Let $B_t$ the standard Brownian Motion. It's well known that Brownian Motion admits a continuous modification, call it $B_t$ as well.
I think we can use this to construct a discontinuous modification of the Brownian Motion as follow:
$$\tilde B_t(\omega)=B_t(\omega)\Bbb{1}_{\Bbb{R}\setminus{\Bbb{Q}}}+(B_t(\omega)+1)\Bbb{1}_{\Bbb{Q}}.$$
To check that is correct I need to prove that
- $(\omega,t)\mapsto \tilde B_t(\omega)$ is measurable
- That there exist $\tilde\Omega\in\mathcal{F}, P(\tilde\Omega)=1$ such that $g:t\mapsto \tilde B_t(\omega)$ is discontinuous.
I think that $2.$ comes from the fact that $\Bbb{Q}$ is dense as if $x\notin \Bbb{Q}$ we can find for all $a>0$ a rational $r$ such that $\vert x-r\vert<a$ so that $g(r)=B_t(\omega)+1$ and therefore $\vert g(x)-g(p)\vert=1.$ Which is strange is that I didn't use that $t\mapsto B_t(w)$ is continuous.
Is it correct ?
Not sure how to check measurability.
Of course I forgot to think that I must prove that is a modification (thanks to saz)
Regarding your construction: $(\tilde{B}_t)$ is a modification of $(B_t)$ if for all $t$, $\mathbb{P}[B_t=\tilde{B}_t]=1$. How high do you this is this probability for $t\in \mathbb{Q}$? Hint: How likely is it, that $1=0$?
You need a slightly more probabilistic approach. Consider $Y \sim U[0,1]$ (does it matter, which interval I pick?). Then consider $\tilde{B}_t=B_t+\mathbf{1}_{\{U\}}(t)$.
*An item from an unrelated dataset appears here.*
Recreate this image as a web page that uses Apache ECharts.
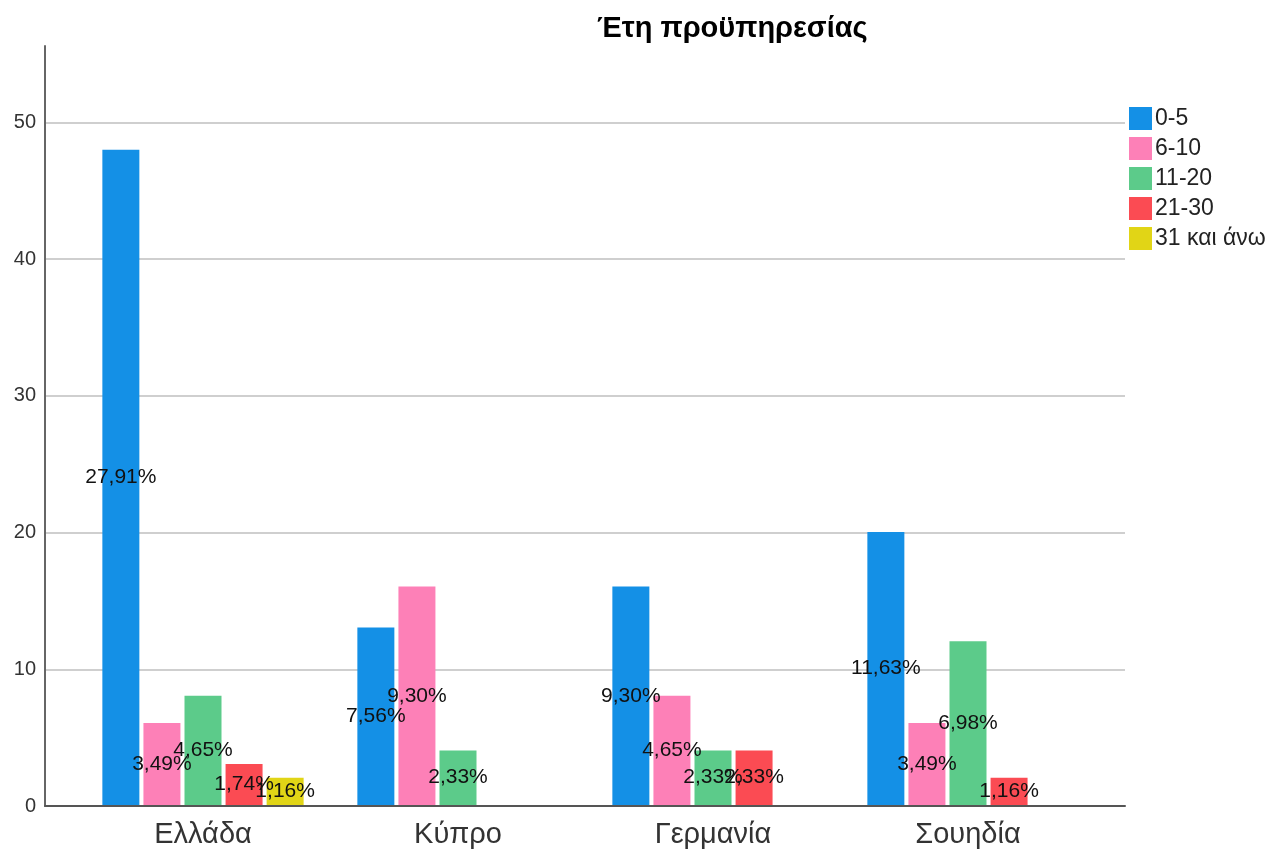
<!DOCTYPE html>
<html><head><meta charset="utf-8">
<script src="https://cdn.jsdelivr.net/npm/echarts@6/dist/echarts.min.js"></script>
<style>html,body{margin:0;padding:0;background:#fff}#c{width:1275px;height:849px}</style>
</head><body><div id="c"></div>
<script>
const categories = ['Ελλάδα', 'Κύπρο', 'Γερμανία', 'Σουηδία'];
const seriesNames = ['0-5', '6-10', '11-20', '21-30', '31 και άνω'];
const s0_5 = [48, 13, 16, 20];
const s6_10 = [6, 16, 8, 6];
const s11_20 = [8, 4, 4, 12];
const s21_30 = [3, 0, 4, 2];
const s31 = [2, 0, 0, 0];
const yTicks = [0, 10, 20, 30, 40, 50];
const colors = ['#1490e6', '#fd80b7', '#5ccb8a', '#fb4b53', '#e1d516'];

const allSeries = [s0_5, s6_10, s11_20, s21_30, s31];
const total = allSeries.reduce((a, s) => a + s.reduce((b, v) => b + v, 0), 0);

const chart = echarts.init(document.getElementById('c'));
const FONT = 'Liberation Sans, Arial, sans-serif';
const yMax = 55.6;

chart.setOption({
  animation: false,
  title: {
    text: 'Έτη προϋπηρεσίας', left: 592, top: 9,
    textStyle: { fontFamily: FONT, fontWeight: 'bold', fontSize: 29, color: '#000' }
  },
  legend: {
    orient: 'vertical', left: 1129, top: 107, padding: 0,
    itemWidth: 23, itemHeight: 23, itemGap: 7, icon: 'rect',
    data: seriesNames,
    textStyle: { fontFamily: FONT, fontSize: 23, color: '#222', padding: [0, 0, 0, -2] }
  },
  grid: [
    { left: 45, right: 150, top: 46, bottom: 43 },
    { left: 75.5, right: 179.5, top: 46, bottom: 43 }
  ],
  xAxis: [
    { type: 'category', gridIndex: 0, data: categories,
      axisLine: { lineStyle: { color: '#555', width: 2 } },
      axisTick: { show: false }, axisLabel: { show: false } },
    { type: 'category', gridIndex: 1, data: categories,
      axisLine: { show: false }, axisTick: { show: false },
      axisLabel: { fontFamily: FONT, fontSize: 29, color: '#333', margin: 15 } }
  ],
  yAxis: [
    { type: 'value', gridIndex: 0, min: 0, max: yMax, interval: 10,
      axisLine: { show: true, lineStyle: { color: '#666', width: 2 } },
      axisTick: { show: false },
      axisLabel: { fontFamily: FONT, fontSize: 20, color: '#333', margin: 9, showMaxLabel: false },
      splitLine: { show: true, lineStyle: { color: ['#cfcfcf','#cfcfcf','#cfcfcf','#cfcfcf','#cfcfcf','#cfcfcf','rgba(0,0,0,0)'], width: 2 } }
    },
    { type: 'value', gridIndex: 1, min: 0, max: yMax, interval: 10, show: false,
      splitLine: { show: false } }
  ],
  series: allSeries.map((data, i) => ({
    name: seriesNames[i], type: 'bar', xAxisIndex: 1, yAxisIndex: 1,
    data: data, barWidth: 37, barGap: '11%',
    itemStyle: { color: colors[i] },
    label: {
      show: true, position: 'inside', color: '#111',
      fontFamily: FONT, fontSize: 21,
      formatter: p => p.value ? (p.value / total * 100).toFixed(2).replace('.', ',') + '%' : ''
    }
  }))
});
</script></body></html>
It is easy to show that this is measurable (sums of measurable sets are measurable, compositions of measurable maps are measurable). Also, it should be clear that $\tilde{B}_t$ cannot be continuous. Finally, show that $(\tilde{B}_t)$ is a modification of $(B_t)$ because - how likely is it that $U=t$ for a fixed $t$?